Metropol se basa en personajes y hechos reales. Para escribirla, Ruge se documentó todo lo que pudo, y las cartas y declaraciones escritas que reproduce son auténticas. Pero convirtió esa historia real en una espléndida obra de ficción. En este aspecto, en el epílogo apunta: “No sé lo que pensaba realmente mi abuela. Invento, supongo, pruebo, pues no otra cosa significa contar historias: probar si efectivamente pudo haber sido así. Esa forma de probar la verdad es posible porque el autor (y el lector) son capaces de ponerse en el lugar de otra persona. Siempre y cuando conozcan lo bastante bien el lugar, la situación, las circunstancias vitales de esas circunstancias”.

En la novela hay así capítulos en los que Ruge elabora el material histórico desde la ficción. En ellos abandona temporalmente a la pareja protagonista e incorpora a otros personajes. Entre ellos figuran el mismísimo Stalin y Vasili Vasílievich Úlrij, presidente del Colegio Militar del Tribunal Supremo de la URSS. Este es quien preside el primer juicio de Moscú, aunque no tiene nada que decir en eso. “La última palabra la tiene el fiscal Vyshinski, un tipo arrogante y vanidoso de la total confianza de Stalin y que a él, Vasili Vasílievich, lo menosprecia a menudo en las reuniones de equipo. Es el proceso de Vyshinski. Vasili Vasílievich, aunque presida el tribunal, juega un papel secundario. Lo cual se ve en que, literalmente, se sienta al margen”.

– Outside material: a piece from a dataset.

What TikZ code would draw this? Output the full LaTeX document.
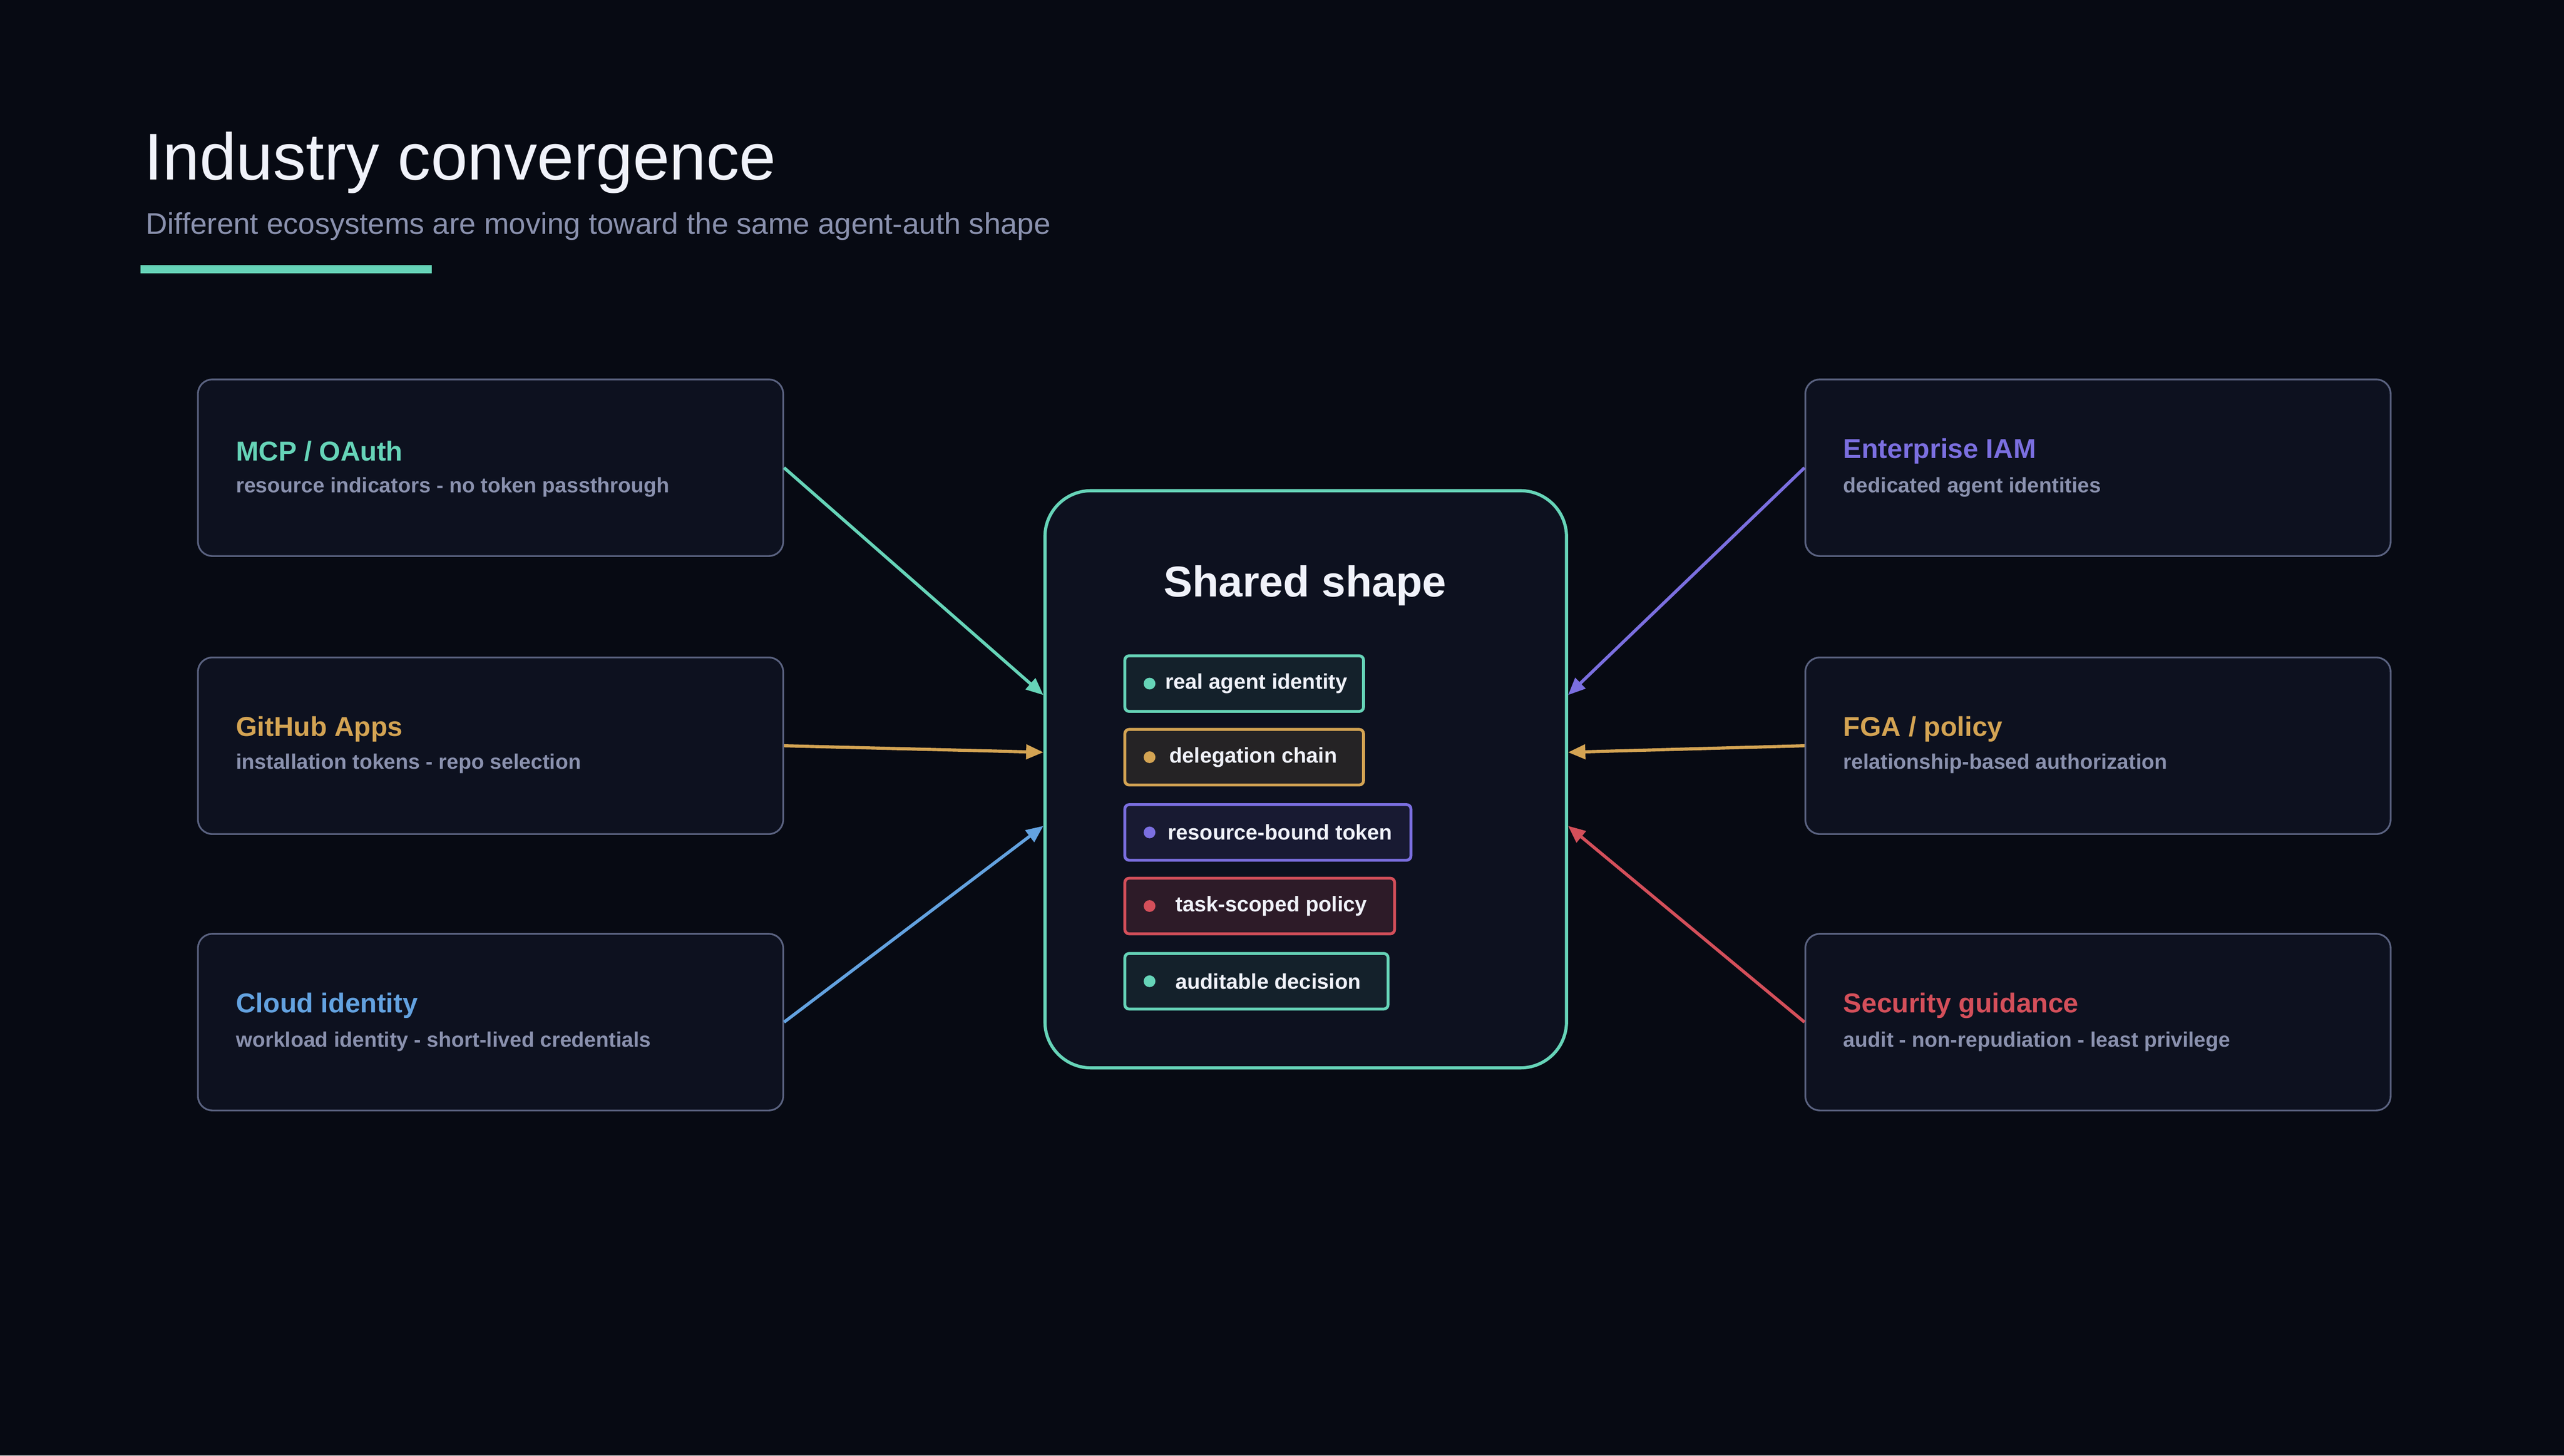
\documentclass[tikz,border=0pt]{standalone}
\usepackage{fontspec}
\setmainfont{Liberation Sans}
\usetikzlibrary{positioning, arrows.meta}
\definecolor{bgdark}{HTML}{070A13}
\definecolor{cardfill}{HTML}{0D111F}
\definecolor{cardline}{HTML}{5A6280}
\definecolor{teal}{HTML}{66D4B8}
\definecolor{gold}{HTML}{D4A453}
\definecolor{violet}{HTML}{7B6FE0}
\definecolor{rose}{HTML}{D44F5A}
\definecolor{sky}{HTML}{63A2E0}
\definecolor{mutedtext}{HTML}{8A91AE}
\definecolor{brighttext}{HTML}{F0F2FA}
\tikzstyle{arrow} = [line width=1.1pt,-{Triangle[length=6pt,width=5pt]}]

\begin{document}
\begin{tikzpicture}[x=0.02cm,y=-0.02cm]
                \tikzstyle{every node}=[font=\small]
                \tikzstyle{card} = [draw=cardline, fill=cardfill, rounded corners=5pt, line width=0.6pt, minimum width=7.16cm, minimum height=2.16cm, inner sep=0pt]
                \tikzstyle{cardtitle} = [anchor=west, inner sep=0pt, font=\fontsize{9.5}{11}\selectfont\bfseries]
                \tikzstyle{cardtext} = [anchor=west, inner sep=0pt, text=mutedtext, font=\fontsize{7.3}{9}\selectfont\bfseries]
                \tikzstyle{pill} = [draw, line width=1pt, rounded corners=1.5pt, minimum height=0.68cm, inner sep=0pt, anchor=west, text=brighttext, font=\fontsize{7.4}{9}\selectfont\bfseries]

                \fill[bgdark] (0,0) rectangle (1568,890);

                % heading
                \node[anchor=base west, inner sep=0pt, text=brighttext, font=\fontsize{23}{27}\selectfont](title) at (88,110) {Industry convergence};
                \node[anchor=base west, inner sep=0pt, text=mutedtext, font=\fontsize{10.4}{12}\selectfont](subtitle) at (89,143) {Different ecosystems are moving toward the same agent-auth shape};
                \fill[teal] (86,162) rectangle (264,167);

                % centre box
                \node[draw=teal, fill=cardfill, line width=1.1pt, rounded corners=16pt, minimum width=6.38cm, minimum height=7.06cm, inner sep=0pt](core) at (798.5,476.5) {};
                \node[text=brighttext, font=\fontsize{15}{18}\selectfont\bfseries](coretitle) at (798,358) {Shared shape};

                % pills
                \node[pill, draw=teal, fill=teal!8!cardfill, minimum width=2.92cm](p1) at (687,418) {\hspace{1.15em}real agent identity};
                \node[pill, draw=gold, fill=gold!12!cardfill, minimum width=2.92cm](p2) at (687,463) {\hspace{0.85em}delegation chain\hspace{1.6em}};
                \node[pill, draw=violet, fill=violet!10!cardfill, minimum width=3.5cm](p3) at (687,509) {\hspace{1.15em}resource-bound token};
                \node[pill, draw=rose, fill=rose!16!cardfill, minimum width=3.3cm](p4) at (687,554) {\hspace{1.1em}task-scoped policy\hspace{0.7em}};
                \node[pill, draw=teal, fill=teal!8!cardfill, minimum width=3.22cm](p5) at (687,600) {\hspace{1.1em}auditable decision};
                \foreach \c/\y in {teal/418, gold/463, violet/509, rose/554, teal/600}
                    \fill[\c] (703,\y) circle (3.6);

                % left cards
                \node[card](mcp) at (300,286) {};
                \node[cardtitle, text=teal] at (144,276) {MCP / OAuth};
                \node[cardtext] at (144,298) {resource indicators - no token passthrough};

                \node[card](gh) at (300,456) {};
                \node[cardtitle, text=gold] at (144,446) {GitHub Apps};
                \node[cardtext] at (144,467) {installation tokens - repo selection};

                \node[card](cloud) at (300,625) {};
                \node[cardtitle, text=sky] at (144,615) {Cloud identity};
                \node[cardtext] at (144,637) {workload identity - short-lived credentials};

                % right cards
                \node[card](iam) at (1283,286) {};
                \node[cardtitle, text=violet] at (1127,276) {Enterprise IAM};
                \node[cardtext] at (1127,298) {dedicated agent identities};

                \node[card](fga) at (1283,456) {};
                \node[cardtitle, text=gold] at (1127,446) {FGA / policy};
                \node[cardtext] at (1127,467) {relationship-based authorization};

                \node[card](sec) at (1283,625) {};
                \node[cardtitle, text=rose] at (1127,615) {Security guidance};
                \node[cardtext] at (1127,637) {audit - non-repudiation - least privilege};

                % connectors
                \draw[arrow, teal] (mcp.east) -- (core.west |- 0,425);
                \draw[arrow, gold] (gh.east) -- (core.west |- 0,460);
                \draw[arrow, sky] (cloud.east) -- (core.west |- 0,505);
                \draw[arrow, violet] (iam.west) -- (core.east |- 0,425);
                \draw[arrow, gold] (fga.west) -- (core.east |- 0,460);
                \draw[arrow, rose] (sec.west) -- (core.east |- 0,505);
\end{tikzpicture}
\end{document}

La narración se desplaza por distintos escenarios y da saltos en el tiempo. Ruge le imprime ritmo y tensión, lo cual hace que “no se puede escapar de la atracción de esta novela como tampoco la mayoría de sus protagonistas puede escapar de la voluntad aniquiladora estalinista”, como comentó el Frankfurter Allmgmeine Zeitung. Una obra fascinante e inteligente, en la tradición de clásicos como1984, de Orwell, y El cero y el infinito, de Arthur Koestler.